*Aim*.
Give the listing again character for character, but drop the images.

***** Available data

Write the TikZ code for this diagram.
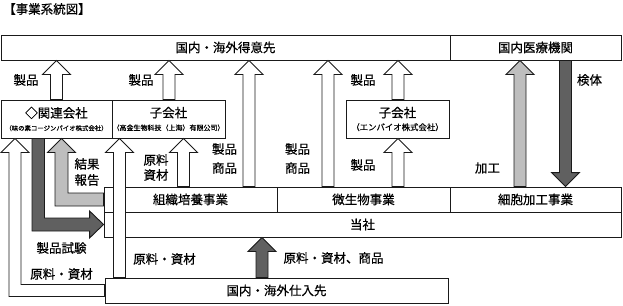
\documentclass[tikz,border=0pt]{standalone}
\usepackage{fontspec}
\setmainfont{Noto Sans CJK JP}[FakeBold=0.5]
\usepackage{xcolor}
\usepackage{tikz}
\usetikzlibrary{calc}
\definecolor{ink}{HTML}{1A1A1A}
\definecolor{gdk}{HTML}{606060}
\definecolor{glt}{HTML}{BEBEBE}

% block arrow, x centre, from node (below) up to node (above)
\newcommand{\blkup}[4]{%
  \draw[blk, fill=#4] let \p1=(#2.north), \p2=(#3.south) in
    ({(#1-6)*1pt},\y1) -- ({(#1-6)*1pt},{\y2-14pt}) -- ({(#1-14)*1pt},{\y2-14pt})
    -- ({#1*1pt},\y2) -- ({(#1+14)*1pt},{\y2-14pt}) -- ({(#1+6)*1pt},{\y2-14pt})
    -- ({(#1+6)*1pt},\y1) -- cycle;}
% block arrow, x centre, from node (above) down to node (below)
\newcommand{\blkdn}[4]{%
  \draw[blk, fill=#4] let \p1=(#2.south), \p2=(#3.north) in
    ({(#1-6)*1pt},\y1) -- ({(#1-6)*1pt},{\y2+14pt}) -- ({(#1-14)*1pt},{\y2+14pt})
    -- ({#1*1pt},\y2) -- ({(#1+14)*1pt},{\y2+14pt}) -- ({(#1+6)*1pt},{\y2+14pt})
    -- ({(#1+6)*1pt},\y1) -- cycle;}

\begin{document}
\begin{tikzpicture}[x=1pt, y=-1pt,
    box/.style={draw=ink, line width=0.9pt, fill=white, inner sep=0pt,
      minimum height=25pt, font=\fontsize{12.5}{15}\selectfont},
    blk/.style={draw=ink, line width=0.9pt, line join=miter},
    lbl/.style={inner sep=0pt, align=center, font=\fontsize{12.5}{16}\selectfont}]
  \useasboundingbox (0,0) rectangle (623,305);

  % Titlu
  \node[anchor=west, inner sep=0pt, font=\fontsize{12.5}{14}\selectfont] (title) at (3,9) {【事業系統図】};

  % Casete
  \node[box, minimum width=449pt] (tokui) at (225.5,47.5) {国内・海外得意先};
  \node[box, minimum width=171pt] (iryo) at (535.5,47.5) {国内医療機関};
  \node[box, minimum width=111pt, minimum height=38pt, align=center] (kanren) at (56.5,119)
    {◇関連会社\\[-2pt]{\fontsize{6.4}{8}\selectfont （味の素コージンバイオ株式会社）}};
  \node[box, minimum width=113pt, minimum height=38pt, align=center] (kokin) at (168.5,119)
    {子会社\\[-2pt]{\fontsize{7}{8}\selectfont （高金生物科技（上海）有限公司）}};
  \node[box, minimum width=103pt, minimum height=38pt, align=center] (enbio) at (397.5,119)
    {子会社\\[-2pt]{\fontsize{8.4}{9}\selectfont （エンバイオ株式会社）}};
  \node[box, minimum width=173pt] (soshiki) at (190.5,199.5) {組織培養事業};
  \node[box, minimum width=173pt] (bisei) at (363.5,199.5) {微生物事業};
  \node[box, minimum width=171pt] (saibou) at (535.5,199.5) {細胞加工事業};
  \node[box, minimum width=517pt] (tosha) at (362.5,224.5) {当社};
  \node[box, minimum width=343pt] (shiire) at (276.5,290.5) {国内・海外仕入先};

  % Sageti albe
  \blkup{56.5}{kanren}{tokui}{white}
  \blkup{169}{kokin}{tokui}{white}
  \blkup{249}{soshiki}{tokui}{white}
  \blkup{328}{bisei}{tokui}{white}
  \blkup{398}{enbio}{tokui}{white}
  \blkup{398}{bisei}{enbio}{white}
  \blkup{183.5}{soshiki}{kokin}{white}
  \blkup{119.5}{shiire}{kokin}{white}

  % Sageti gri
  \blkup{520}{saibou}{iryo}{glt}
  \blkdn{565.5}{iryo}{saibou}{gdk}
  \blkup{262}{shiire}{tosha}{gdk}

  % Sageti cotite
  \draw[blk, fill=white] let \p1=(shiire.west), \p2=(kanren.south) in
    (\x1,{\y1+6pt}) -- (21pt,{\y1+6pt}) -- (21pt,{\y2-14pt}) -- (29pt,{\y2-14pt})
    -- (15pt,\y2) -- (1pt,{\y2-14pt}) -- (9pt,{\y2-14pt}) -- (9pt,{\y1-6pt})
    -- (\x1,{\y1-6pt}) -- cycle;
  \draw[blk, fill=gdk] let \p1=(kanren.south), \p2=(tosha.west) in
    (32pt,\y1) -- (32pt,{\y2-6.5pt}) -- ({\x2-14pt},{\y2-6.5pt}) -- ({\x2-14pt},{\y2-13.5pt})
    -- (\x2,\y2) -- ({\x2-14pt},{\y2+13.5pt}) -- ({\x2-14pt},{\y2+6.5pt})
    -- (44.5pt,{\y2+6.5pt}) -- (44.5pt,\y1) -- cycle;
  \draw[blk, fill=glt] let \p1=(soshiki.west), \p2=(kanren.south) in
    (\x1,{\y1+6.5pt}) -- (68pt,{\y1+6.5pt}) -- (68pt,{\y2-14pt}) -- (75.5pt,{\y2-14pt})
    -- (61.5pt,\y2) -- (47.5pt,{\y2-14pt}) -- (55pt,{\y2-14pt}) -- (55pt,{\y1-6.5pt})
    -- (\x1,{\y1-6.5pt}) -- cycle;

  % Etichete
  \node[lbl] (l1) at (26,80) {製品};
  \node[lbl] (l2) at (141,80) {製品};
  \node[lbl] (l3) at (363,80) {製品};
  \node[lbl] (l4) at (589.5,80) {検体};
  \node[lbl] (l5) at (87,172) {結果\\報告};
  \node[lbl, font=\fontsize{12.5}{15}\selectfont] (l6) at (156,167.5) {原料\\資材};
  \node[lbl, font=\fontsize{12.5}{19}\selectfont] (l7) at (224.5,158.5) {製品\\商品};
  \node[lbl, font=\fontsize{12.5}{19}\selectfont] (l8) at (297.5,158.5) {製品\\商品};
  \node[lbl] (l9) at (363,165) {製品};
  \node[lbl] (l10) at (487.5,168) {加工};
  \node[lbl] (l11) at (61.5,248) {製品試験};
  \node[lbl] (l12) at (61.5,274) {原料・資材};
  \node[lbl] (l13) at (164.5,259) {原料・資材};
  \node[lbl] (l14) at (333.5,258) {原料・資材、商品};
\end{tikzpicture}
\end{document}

**********

*Task answer*.
Write the TikZ code for this diagram.
\documentclass[tikz,border=0pt]{standalone}
\usepackage{fontspec}
\setmainfont{Noto Sans CJK JP}[FakeBold=0.5]
\usepackage{xcolor}
\usepackage{tikz}
\usetikzlibrary{calc}
\definecolor{ink}{HTML}{1A1A1A}
\definecolor{gdk}{HTML}{606060}
\definecolor{glt}{HTML}{BEBEBE}

% block arrow, x centre, from node (below) up to node (above)
\newcommand{\blkup}[4]{%
  \draw[blk, fill=#4] let \p1=(#2.north), \p2=(#3.south) in
    ({(#1-6)*1pt},\y1) -- ({(#1-6)*1pt},{\y2-14pt}) -- ({(#1-14)*1pt},{\y2-14pt})
    -- ({#1*1pt},\y2) -- ({(#1+14)*1pt},{\y2-14pt}) -- ({(#1+6)*1pt},{\y2-14pt})
    -- ({(#1+6)*1pt},\y1) -- cycle;}
% block arrow, x centre, from node (above) down to node (below)
\newcommand{\blkdn}[4]{%
  \draw[blk, fill=#4] let \p1=(#2.south), \p2=(#3.north) in
    ({(#1-6)*1pt},\y1) -- ({(#1-6)*1pt},{\y2+14pt}) -- ({(#1-14)*1pt},{\y2+14pt})
    -- ({#1*1pt},\y2) -- ({(#1+14)*1pt},{\y2+14pt}) -- ({(#1+6)*1pt},{\y2+14pt})
    -- ({(#1+6)*1pt},\y1) -- cycle;}

\begin{document}
\begin{tikzpicture}[x=1pt, y=-1pt,
    box/.style={draw=ink, line width=0.9pt, fill=white, inner sep=0pt,
      minimum height=25pt, font=\fontsize{12.5}{15}\selectfont},
    blk/.style={draw=ink, line width=0.9pt, line join=miter},
    lbl/.style={inner sep=0pt, align=center, font=\fontsize{12.5}{16}\selectfont}]
  \useasboundingbox (0,0) rectangle (623,305);

  % Titlu
  \node[anchor=west, inner sep=0pt, font=\fontsize{12.5}{14}\selectfont] (title) at (3,9) {【事業系統図】};

  % Casete
  \node[box, minimum width=449pt] (tokui) at (225.5,47.5) {国内・海外得意先};
  \node[box, minimum width=171pt] (iryo) at (535.5,47.5) {国内医療機関};
  \node[box, minimum width=111pt, minimum height=38pt, align=center] (kanren) at (56.5,119)
    {◇関連会社\\[-2pt]{\fontsize{6.4}{8}\selectfont （味の素コージンバイオ株式会社）}};
  \node[box, minimum width=113pt, minimum height=38pt, align=center] (kokin) at (168.5,119)
    {子会社\\[-2pt]{\fontsize{7}{8}\selectfont （高金生物科技（上海）有限公司）}};
  \node[box, minimum width=103pt, minimum height=38pt, align=center] (enbio) at (397.5,119)
    {子会社\\[-2pt]{\fontsize{8.4}{9}\selectfont （エンバイオ株式会社）}};
  \node[box, minimum width=173pt] (soshiki) at (190.5,199.5) {組織培養事業};
  \node[box, minimum width=173pt] (bisei) at (363.5,199.5) {微生物事業};
  \node[box, minimum width=171pt] (saibou) at (535.5,199.5) {細胞加工事業};
  \node[box, minimum width=517pt] (tosha) at (362.5,224.5) {当社};
  \node[box, minimum width=343pt] (shiire) at (276.5,290.5) {国内・海外仕入先};

  % Sageti albe
  \blkup{56.5}{kanren}{tokui}{white}
  \blkup{169}{kokin}{tokui}{white}
  \blkup{249}{soshiki}{tokui}{white}
  \blkup{328}{bisei}{tokui}{white}
  \blkup{398}{enbio}{tokui}{white}
  \blkup{398}{bisei}{enbio}{white}
  \blkup{183.5}{soshiki}{kokin}{white}
  \blkup{119.5}{shiire}{kokin}{white}

  % Sageti gri
  \blkup{520}{saibou}{iryo}{glt}
  \blkdn{565.5}{iryo}{saibou}{gdk}
  \blkup{262}{shiire}{tosha}{gdk}

  % Sageti cotite
  \draw[blk, fill=white] let \p1=(shiire.west), \p2=(kanren.south) in
    (\x1,{\y1+6pt}) -- (21pt,{\y1+6pt}) -- (21pt,{\y2-14pt}) -- (29pt,{\y2-14pt})
    -- (15pt,\y2) -- (1pt,{\y2-14pt}) -- (9pt,{\y2-14pt}) -- (9pt,{\y1-6pt})
    -- (\x1,{\y1-6pt}) -- cycle;
  \draw[blk, fill=gdk] let \p1=(kanren.south), \p2=(tosha.west) in
    (32pt,\y1) -- (32pt,{\y2-6.5pt}) -- ({\x2-14pt},{\y2-6.5pt}) -- ({\x2-14pt},{\y2-13.5pt})
    -- (\x2,\y2) -- ({\x2-14pt},{\y2+13.5pt}) -- ({\x2-14pt},{\y2+6.5pt})
    -- (44.5pt,{\y2+6.5pt}) -- (44.5pt,\y1) -- cycle;
  \draw[blk, fill=glt] let \p1=(soshiki.west), \p2=(kanren.south) in
    (\x1,{\y1+6.5pt}) -- (68pt,{\y1+6.5pt}) -- (68pt,{\y2-14pt}) -- (75.5pt,{\y2-14pt})
    -- (61.5pt,\y2) -- (47.5pt,{\y2-14pt}) -- (55pt,{\y2-14pt}) -- (55pt,{\y1-6.5pt})
    -- (\x1,{\y1-6.5pt}) -- cycle;

  % Etichete
  \node[lbl] (l1) at (26,80) {製品};
  \node[lbl] (l2) at (141,80) {製品};
  \node[lbl] (l3) at (363,80) {製品};
  \node[lbl] (l4) at (589.5,80) {検体};
  \node[lbl] (l5) at (87,172) {結果\\報告};
  \node[lbl, font=\fontsize{12.5}{15}\selectfont] (l6) at (156,167.5) {原料\\資材};
  \node[lbl, font=\fontsize{12.5}{19}\selectfont] (l7) at (224.5,158.5) {製品\\商品};
  \node[lbl, font=\fontsize{12.5}{19}\selectfont] (l8) at (297.5,158.5) {製品\\商品};
  \node[lbl] (l9) at (363,165) {製品};
  \node[lbl] (l10) at (487.5,168) {加工};
  \node[lbl] (l11) at (61.5,248) {製品試験};
  \node[lbl] (l12) at (61.5,274) {原料・資材};
  \node[lbl] (l13) at (164.5,259) {原料・資材};
  \node[lbl] (l14) at (333.5,258) {原料・資材、商品};
\end{tikzpicture}
\end{document}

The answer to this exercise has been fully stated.